Edward Charles White (1883-1962) was an Australian rugby league footballer in formative years of the New South Wales Rugby Football League premiership and an Australian Imperial Forces officer who saw active service in the Boer War and the Great War.

==Rugby league career==
Born in Paddington on 8 May 1883, Eddie White was a with Eastern Suburbs. White played thirty-five matches for the Eastern Suburbs club in the years (1911–13). White was a member of Eastern Suburbs first premiership winning team of 1911 who beat Glebe in a premiership decider. He was a squad member of the sides that took out the RAS shield winning the 1912 and 1913 competitions on a points basis at the end of those regular seasons. Eddie was the Eastern Suburbs club's 53rd player and the older brother of teammate Percy White. His father John White was an early president of the Eastern Suburbs club.

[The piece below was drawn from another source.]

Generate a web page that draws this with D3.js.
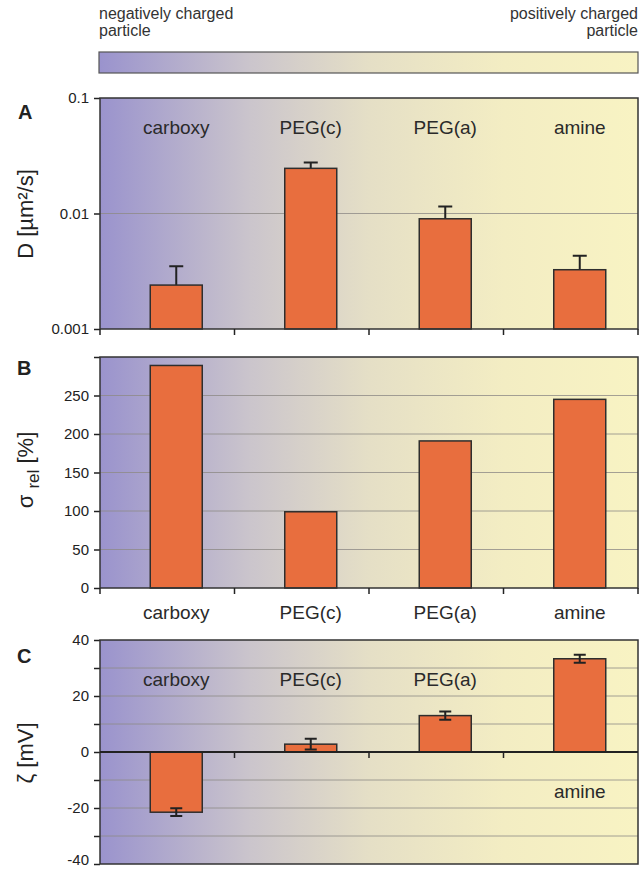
<!DOCTYPE html>
<html lang="en">
<head>
<meta charset="utf-8">
<title>Particle charge panels</title>
<script src="https://cdn.jsdelivr.net/npm/d3@7"></script>
<style>
  body { margin: 0; background: #fff; }
  svg { font-family: "Liberation Sans", Arial, sans-serif; }
  .cat { font-size: 19px; fill: #2a2a2a; text-anchor: middle; }
  .ytitle { font-size: 22px; fill: #222; text-anchor: middle; }
  .letter { font-size: 20px; font-weight: bold; fill: #222; }
  .note { font-size: 16px; fill: #333; }
  .bar { fill: #e86e3e; stroke: #2e2e2e; stroke-width: 1.5; }
  .grid { stroke: #8e8a86; stroke-width: 0.8; }
  .err { stroke: #222; stroke-width: 2; fill: none; }
</style>
</head>
<body>
<svg id="chart" width="640" height="869"></svg>
<script>
var categories = ["carboxy", "PEG(c)", "PEG(a)", "amine"];
var diffusion = [0.0024, 0.0246, 0.0090, 0.00326];
var diffusionErr = [0.0011, 0.0031, 0.0025, 0.00105];
var sigmaRel = [289, 99, 191, 245];
var zeta = [-21.5, 2.8, 13, 33.3];
var zetaErr = [1.4, 1.9, 1.5, 1.4];
var logTicks = [0.001, 0.01, 0.1];
var sigmaTicks = [0, 50, 100, 150, 200, 250, 300];
var zetaTicks = [-40, -30, -20, -10, 0, 10, 20, 30, 40];

var svg = d3.select("#chart");
var left = 100, right = 638;
var barW = 52, barShift = 9;

var x = d3.scaleBand().domain(categories).range([left, right]);
function cx(c) { return x(c) + x.bandwidth() / 2 + barShift; }
var boundaries = categories.map(function(c) { return x(c); }).concat([right]);

// gradient for backgrounds
var grad = svg.append("defs").append("linearGradient").attr("id", "bg")
  .attr("gradientUnits", "userSpaceOnUse")
  .attr("x1", left).attr("x2", right).attr("y1", 0).attr("y2", 0);
[[0, "#9a93cd"], [0.28, "#cbc5cc"], [0.5, "#e5dfc6"], [0.75, "#f3edc3"], [1, "#f8f3c3"]].forEach(function(s) {
  grad.append("stop").attr("offset", s[0]).attr("stop-color", s[1]);
});

// colour bar at the top
svg.append("rect").attr("x", 99).attr("y", 52).attr("width", right - 99).attr("height", 21)
  .attr("fill", "url(#bg)").attr("stroke", "#555").attr("stroke-width", 1.2);
svg.append("text").attr("class", "note").attr("x", 99).attr("y", 19).text("negatively charged");
svg.append("text").attr("class", "note").attr("x", 99).attr("y", 36).text("particle");
svg.append("text").attr("class", "note").attr("x", right).attr("y", 19).attr("text-anchor", "end").text("positively charged");
svg.append("text").attr("class", "note").attr("x", right).attr("y", 36).attr("text-anchor", "end").text("particle");

// shared pieces
function backdrop(y) {
  var g = svg.append("g");
  var r = y.range();
  g.append("rect").attr("x", left).attr("y", r[1]).attr("width", right - left).attr("height", r[0] - r[1])
    .attr("fill", "url(#bg)");
  return g;
}
function grid(g, y, values) {
  g.selectAll(".grid").data(values).enter().append("line").attr("class", "grid")
    .attr("x1", left).attr("x2", right)
    .attr("y1", function(d) { return y(d); }).attr("y2", function(d) { return y(d); });
}
function leftAxis(g, axis) {
  var ag = g.append("g").attr("transform", "translate(" + left + ",0)").call(axis.tickSize(6).tickPadding(5));
  ag.attr("font-size", 15).attr("font-family", "Liberation Sans, Arial, sans-serif");
  ag.select(".domain").remove();
  ag.selectAll("line").attr("stroke", "#222").attr("stroke-width", 1.5);
  ag.selectAll("text").attr("font-size", 15).attr("fill", "#222");
  return ag;
}
function frame(g, y) {
  var r = y.range();
  g.append("rect").attr("x", left).attr("y", r[1]).attr("width", right - left).attr("height", r[0] - r[1])
    .attr("fill", "none").attr("stroke", "#333").attr("stroke-width", 1.5);
}
function bottomTicks(g, yPos, values) {
  g.selectAll(".bt").data(values).enter().append("line")
    .attr("x1", function(d) { return d; }).attr("x2", function(d) { return d; })
    .attr("y1", yPos).attr("y2", yPos + 6).attr("stroke", "#222").attr("stroke-width", 1.5);
}
function bars(g, y, values, base) {
  g.selectAll(".bar").data(categories).enter().append("rect").attr("class", "bar")
    .attr("x", function(c) { return cx(c) - barW / 2; }).attr("width", barW)
    .attr("y", function(c, i) { return Math.min(y(values[i]), y(base)); })
    .attr("height", function(c, i) { return Math.abs(y(base) - y(values[i])); });
}

// ---- Panel A ----
var yA = d3.scaleLog().domain([0.001, 0.1]).range([329, 98]);
var gA = backdrop(yA);
grid(gA, yA, [0.01]);
leftAxis(gA, d3.axisLeft(yA).tickValues(logTicks).tickFormat(function(d) { return String(d); }));
gA.selectAll(".err").data(categories).enter().append("path").attr("class", "err")
  .attr("d", function(c, i) {
    var xc = cx(c), y0 = yA(diffusion[i]), y1 = yA(diffusion[i] + diffusionErr[i]);
    return "M" + xc + "," + y0 + "V" + y1 + "M" + (xc - 7) + "," + y1 + "H" + (xc + 7);
  });
bars(gA, yA, diffusion, 0.001);
frame(gA, yA);
bottomTicks(gA, 329, boundaries);
gA.selectAll(".cat").data(categories).enter().append("text").attr("class", "cat")
  .attr("x", cx).attr("y", 134).text(function(c) { return c; });
svg.append("text").attr("class", "letter").attr("x", 18).attr("y", 119).text("A");
svg.append("text").attr("class", "ytitle").attr("transform", "translate(33,214) rotate(-90)")
  .text("D [µm²/s]");

// ---- Panel B ----
var yB = d3.scaleLinear().domain([0, 300]).range([588, 357]);
var gB = backdrop(yB);
grid(gB, yB, sigmaTicks.slice(1, 6));
leftAxis(gB, d3.axisLeft(yB).tickValues(sigmaTicks).tickFormat(function(d) { return d === 300 ? "" : d; }));
bars(gB, yB, sigmaRel, 0);
frame(gB, yB);
bottomTicks(gB, 588, boundaries);
gB.selectAll(".cat").data(categories).enter().append("text").attr("class", "cat")
  .attr("x", cx).attr("y", 619).text(function(c) { return c; });
svg.append("text").attr("class", "letter").attr("x", 17).attr("y", 375).text("B");
var tB = svg.append("text").attr("class", "ytitle").attr("transform", "translate(33,470) rotate(-90)");
tB.append("tspan").text("σ ");
tB.append("tspan").attr("font-size", 17).attr("dy", 6).text("rel");
tB.append("tspan").attr("dy", -6).text(" [%]");

// ---- Panel C ----
var yC = d3.scaleLinear().domain([-40, 40]).range([864, 640]);
var gC = backdrop(yC);
grid(gC, yC, zetaTicks.filter(function(d) { return d !== 0 && Math.abs(d) !== 40; }));
var axC = leftAxis(gC, d3.axisLeft(yC).tickValues(zetaTicks).tickFormat(function(d) { return d % 20 === 0 ? d : ""; }));
axC.selectAll(".tick text").filter(function(d) { return d === -40; }).attr("dy", "0.05em");
bars(gC, yC, zeta, 0);
gC.selectAll(".err").data(categories).enter().append("path").attr("class", "err")
  .attr("d", function(c, i) {
    var xc = cx(c), y1 = yC(zeta[i] + zetaErr[i]), y2 = yC(zeta[i] - zetaErr[i]);
    return "M" + xc + "," + y1 + "V" + y2 + "M" + (xc - 6) + "," + y1 + "H" + (xc + 6) +
      "M" + (xc - 6) + "," + y2 + "H" + (xc + 6);
  });
frame(gC, yC);
gC.append("line").attr("x1", left).attr("x2", right).attr("y1", yC(0)).attr("y2", yC(0))
  .attr("stroke", "#222").attr("stroke-width", 2);
bottomTicks(gC, yC(0), boundaries.slice(1, 4));
var zetaLabelY = [26, 26, 26, -14];
gC.selectAll(".cat").data(categories).enter().append("text").attr("class", "cat")
  .attr("x", cx).attr("y", function(c, i) { return yC(zetaLabelY[i]) + 7; }).text(function(c) { return c; });
svg.append("text").attr("class", "letter").attr("x", 17).attr("y", 663).text("C");
svg.append("text").attr("class", "ytitle").attr("transform", "translate(33,753) rotate(-90)")
  .text("ζ [mV]");
</script>
</body>
</html>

White was a New South Wales state representative in rugby league. In his only appearance he scored two tries in a 1912 interstate match against Queensland.

==War service==
White was already a veteran of the Boer War, when he enlisted for the First World War at age 32 in 1916. He was enlisted as a 2nd lieutenant with the 1st Division Engineers of the AIF. On 31 October 1917 he embarked from Sydney on board HMAT A14 Euripedes with the July 1917 reinforcements. He survived the war and was a lieutenant at the time of his demobilisation in 1919. He rose to rank of captain in the World War II, at HQ Eastern Command Engineers Serve Branch. He was discharged in 1943.

==Death==

A builder and architect during his working life, Eddie White died at Saratoga, New South Wales on 4 March 1962, age 78. His Death Notice listed him as being a veteran of the Boer War and 1st & 2nd A.I.F. He was cremated at Woronora Cematorium, Sutherland, on 7 March 1962.